Thermal power station
- Primary fuel: Coal

Power generation
- Nameplate capacity: 2000 MW

= Jimah Power Plant =

Thermal power station in Malaysia

Jimah Power Plant (also known as Jimah East Coal-Fired Power Plant or Stesen Janakuasa Tuanku Muhriz) is a 2 GW ultra-supercritical coal-fired power station situated in Port Dickson District, Malaysia.

== History ==
In February 2014, Suruhanjaya Tenaga awarded the 2 GW thermal power project to a joint venture between 1Malaysia Development Berhad and Mitsui. In July 2015, Tenaga Nasional acquired a 70% stake from 1MDB, and in January 2016, Mitsui sold a 15% stake to Chugoku Electric Power Company.

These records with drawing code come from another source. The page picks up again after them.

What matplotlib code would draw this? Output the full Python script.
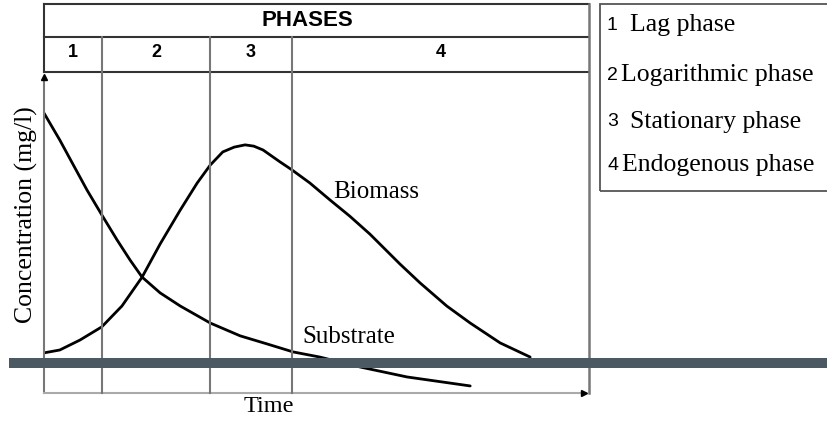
"""
Growth phases: biomass and substrate concentration over time
"""
import matplotlib
matplotlib.use('Agg')
import matplotlib.pyplot as plt
from matplotlib.patches import Rectangle

# data (arbitrary units)
substrate_t = [0.0, 0.29, 0.53, 0.79, 1.06, 1.34, 1.58, 1.80, 2.13, 2.50, 3.05,
               3.60, 4.09, 4.57, 5.06, 5.80, 6.66, 7.82]
substrate_c = [8.72, 7.88, 7.13, 6.32, 5.55, 4.77, 4.14, 3.61, 3.12, 2.71, 2.18,
               1.78, 1.53, 1.28, 1.12, 0.81, 0.50, 0.22]

biomass_t = [0.0, 0.29, 0.66, 1.06, 1.43, 1.80, 2.13, 2.50, 2.81, 3.05, 3.28, 3.49,
             3.69, 3.85, 4.02, 4.33, 4.55, 4.88, 5.25, 5.61, 5.98, 6.53, 6.90, 7.39,
             7.82, 8.37, 8.92]
biomass_c = [1.25, 1.34, 1.65, 2.06, 2.71, 3.61, 4.64, 5.70, 6.54, 7.10, 7.51, 7.66,
             7.73, 7.69, 7.57, 7.20, 6.95, 6.54, 6.01, 5.51, 4.95, 4.02, 3.43, 2.71,
             2.18, 1.56, 1.12]

phase_edges = [0.0, 1.06, 3.05, 4.55, 10.0]
phase_numbers = ['1', '2', '3', '4']
legend_numbers = ['1', '2', '3', '4']
legend_names = ['Lag phase', 'Logarithmic phase', 'Stationary phase', 'Endogenous phase']

W, H = 828, 428
serif = ['Liberation Serif', 'DejaVu Serif']
narrow = ['Liberation Sans Narrow', 'Liberation Sans', 'DejaVu Sans']

fig = plt.figure(figsize=(W / 100, H / 100), dpi=100)
ax = fig.add_axes([44 / W, (H - 393) / H, (589 - 44) / W, (393 - 72) / H])
ax.set_xlim(0, 10)
ax.set_ylim(0, 10)
for s in ax.spines.values():
    s.set_visible(False)
ax.set_xticks([])
ax.set_yticks([])

# curves
ax.plot(substrate_t, substrate_c, color='black', lw=2.0,
        solid_capstyle='round', solid_joinstyle='round')
ax.plot(biomass_t, biomass_c, color='black', lw=2.0,
        solid_capstyle='round', solid_joinstyle='round')

# axes with arrows
ax.plot([0, 0], [0, 9.84], color='#777777', lw=1.5, clip_on=False)
ax.plot([0], [9.84], marker='^', color='black', ms=5, clip_on=False)
ax.plot([0, 9.95], [0, 0], color='#aaaaaa', lw=1.5, clip_on=False)
ax.plot([9.9], [0], marker='>', color='black', ms=5, clip_on=False)

# header table
y_row = 10.0
y_mid = 11.09
y_top = 12.12
for y in (y_row, y_mid, y_top):
    ax.plot([0, 10], [y, y], color='#333333', lw=1.5, clip_on=False)
ax.plot([0, 0], [y_row, y_top], color='#333333', lw=1.5, clip_on=False)
ax.plot([10, 10], [0, y_top], color='#777777', lw=1.8, clip_on=False)
for x in phase_edges[1:-1]:
    ax.plot([x, x], [0, y_mid], color='#777777', lw=1.5, clip_on=False)

ax.text(4.84, (y_mid + y_top) / 2, 'PHASES', ha='center', va='center',
        fontsize=16, fontweight='bold', family=narrow)
for i, num in enumerate(phase_numbers):
    xc = (phase_edges[i] + phase_edges[i + 1]) / 2
    ax.text(xc, (y_row + y_mid) / 2 + 0.05, num, ha='center', va='center',
            fontsize=13, fontweight='bold', family=narrow)

# curve labels
ax.text(5.30, 6.07, 'Biomass', ha='left', va='baseline', fontsize=18, family=serif)
ax.text(4.75, 1.56, 'Substrate', ha='left', va='baseline', fontsize=18, family=serif)

# axis labels
fig.text(269 / W, 1 - 406 / H, 'Time', ha='center', va='center', fontsize=17.5, family=serif)
fig.text(26 / W, 1 - 215 / H, 'Concentration (mg/l)', ha='center', va='center',
         rotation=90, fontsize=18.5, family=serif)

# legend box
fig.add_artist(Rectangle((600 / W, 1 - 191 / H), 240 / W, 187 / H, transform=fig.transFigure,
                         fill=False, edgecolor='#555555', lw=1.3))
leg_y = [25, 75, 122, 165]
leg_xtext = [630, 621, 630, 622]
for num, name, y, xt in zip(legend_numbers, legend_names, leg_y, leg_xtext):
    fig.text(607 / W, 1 - y / H, num, ha='left', va='center', fontsize=14, family=narrow)
    fig.text(xt / W, 1 - y / H, name, ha='left', va='center', fontsize=18.5, family=serif)

# dark band across the figure
fig.add_artist(Rectangle((9 / W, 1 - 368 / H), 1, 10 / H, transform=fig.transFigure,
                         facecolor='#4b5a62', edgecolor='none', zorder=10))

fig.savefig('out.png', dpi=100)
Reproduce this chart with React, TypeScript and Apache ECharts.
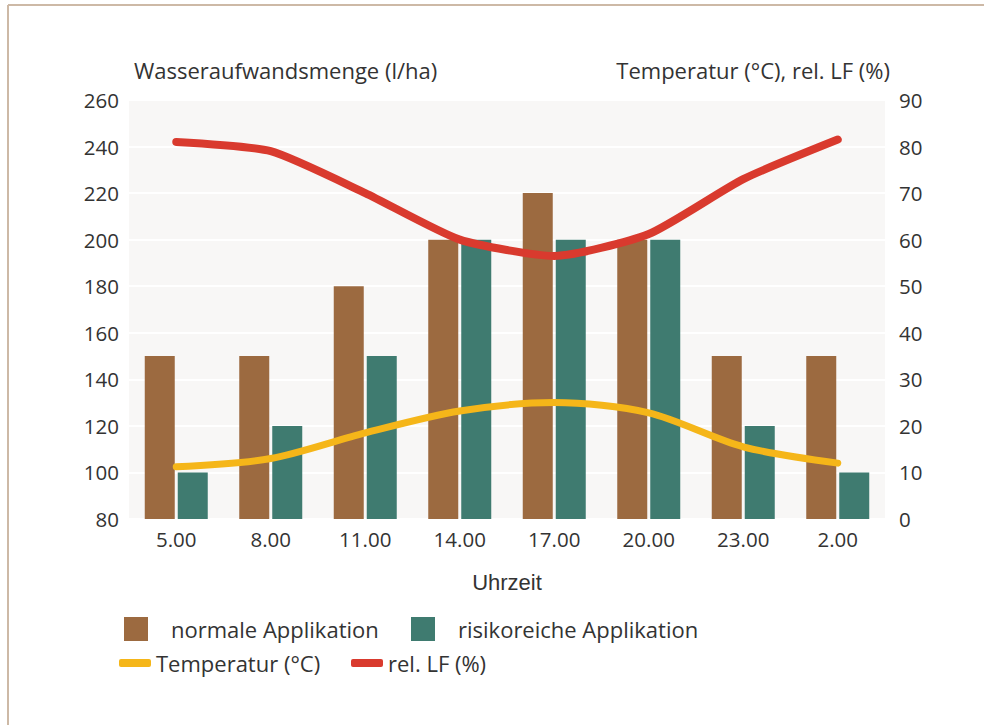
import React, { useEffect, useRef } from "react";
import * as echarts from "echarts";

const categories = ["5.00", "8.00", "11.00", "14.00", "17.00", "20.00", "23.00", "2.00"];
const normalApp = [150, 150, 180, 200, 220, 200, 150, 150];
const riskApp = [100, 120, 150, 200, 200, 200, 120, 100];
const temperature = [11.2, 13, 18.5, 23.2, 25, 22.8, 15.5, 12];
const relLF = [81, 79, 70, 60, 56.5, 61.2, 73, 81.5];

const FONT = "Open Sans";
const TXT = "#333333";

export default function App() {
  const ref = useRef<HTMLDivElement>(null);
  useEffect(() => {
    document.body.style.margin = "0";
    const chart = echarts.init(ref.current!, undefined, { renderer: "svg" });
    const legendBase = {
      selectedMode: false,
      orient: "horizontal",
      textStyle: { fontFamily: FONT, fontSize: 22, color: TXT },
    };
    chart.setOption({
      animation: false,
      backgroundColor: "#ffffff",
      textStyle: { fontFamily: FONT },
      grid: { left: 129, right: 99, top: 100, bottom: 206, backgroundColor: "#f8f7f6", show: true, borderWidth: 0 },
      xAxis: {
        type: "category",
        data: categories,
        axisLine: { show: false },
        axisTick: { show: false },
        axisLabel: { fontFamily: FONT, fontSize: 20.5, color: TXT, margin: 9 },
        name: "Uhrzeit",
        nameLocation: "middle",
        nameGap: 52,
        nameTextStyle: { fontFamily: "Liberation Sans", fontSize: 22, color: TXT },
      },
      yAxis: [
        {
          type: "value",
          min: 80,
          max: 260,
          interval: 20,
          axisLine: { show: false },
          axisTick: { show: false },
          axisLabel: { fontFamily: FONT, fontSize: 20.5, color: TXT, margin: 10 },
          splitLine: { show: true, lineStyle: { color: "#ffffff", width: 2 } },
        },
        {
          type: "value",
          min: 0,
          max: 90,
          interval: 10,
          position: "right",
          axisLine: { show: false },
          axisTick: { show: false },
          axisLabel: { fontFamily: FONT, fontSize: 20.5, color: TXT, margin: 14 },
          splitLine: { show: false },
        },
      ],
      legend: [
        { ...legendBase, data: ["normale Applikation"], left: 119, top: 612, itemWidth: 24, itemHeight: 24, icon: "rect",
          textStyle: { ...legendBase.textStyle, padding: [0, 0, 0, 18] } },
        { ...legendBase, data: ["risikoreiche Applikation"], left: 406, top: 612, itemWidth: 24, itemHeight: 24, icon: "rect",
          textStyle: { ...legendBase.textStyle, padding: [0, 0, 0, 18] } },
        { ...legendBase, data: ["Temperatur (°C)"], left: 114, top: 647, itemWidth: 32, itemHeight: 8, icon: "roundRect" },
        { ...legendBase, data: ["rel. LF (%)"], left: 346, top: 647, itemWidth: 32, itemHeight: 8, icon: "roundRect" },
      ],
      graphic: [
        { type: "line", shape: { x1: 8, y1: 5, x2: 984, y2: 5 }, style: { stroke: "#cdb9a6", lineWidth: 2 } },
        { type: "line", shape: { x1: 8, y1: 5, x2: 8, y2: 725 }, style: { stroke: "#cdb9a6", lineWidth: 2 } },
        { type: "text", left: 134, top: 59, style: { text: "Wasseraufwandsmenge (l/ha)", fontFamily: FONT, fontSize: 22, fill: TXT } },
        { type: "text", right: 94, top: 59, style: { text: "Temperatur (°C), rel. LF (%)", fontFamily: FONT, fontSize: 22, fill: TXT } },
      ],
      series: [
        { name: "normale Applikation", type: "bar", data: normalApp, barWidth: 30, barGap: "10%", itemStyle: { color: "#9c6a40" } },
        { name: "risikoreiche Applikation", type: "bar", data: riskApp, barWidth: 30, itemStyle: { color: "#3f7b70" } },
        { name: "Temperatur (°C)", type: "line", yAxisIndex: 1, data: temperature, smooth: 0.3, showSymbol: false,
          lineStyle: { color: "#f5b619", width: 7, cap: "round" }, itemStyle: { color: "#f5b619" } },
        { name: "rel. LF (%)", type: "line", yAxisIndex: 1, data: relLF, smooth: 0.2, showSymbol: false,
          lineStyle: { color: "#d93a2e", width: 8, cap: "round" }, itemStyle: { color: "#d93a2e" } },
      ],
    });
    return () => chart.dispose();
  }, []);
  return <div ref={ref} style={{ width: 984, height: 725 }} />;
}
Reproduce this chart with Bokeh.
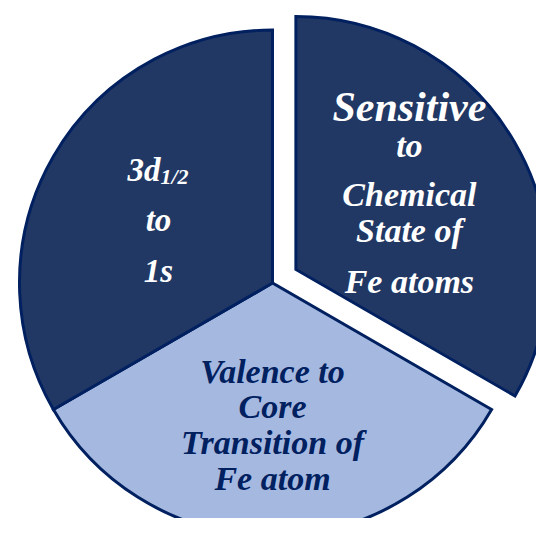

Construction began in 2015, with the first unit of the Jimah East power plant starting operations in August 2019, and the second in December 2019.

== Operations ==
The power station consists of two 1,000 MW ultra-supercritical coal-fired units, each with a once-through boiler and a 3000 rpm steam turbine operating at 603 °C and 270 bar. The units feature water-cooled stator, hydrogen-cooled rotor generators, a 160 m-high chimney with 9.1 m internal diameter, and on-site ash storage facilities. Emissions control includes seawater flue-gas desulfurization and electrostatic precipitators. The station has a coal loading jetty for large capesize bulk carriers.

== Accidents ==

- On the early morning of 2 February 2017, during the construction phase, a transformer in Unit 1 at the plant's switchyard burst and caught fire. No casualty reported.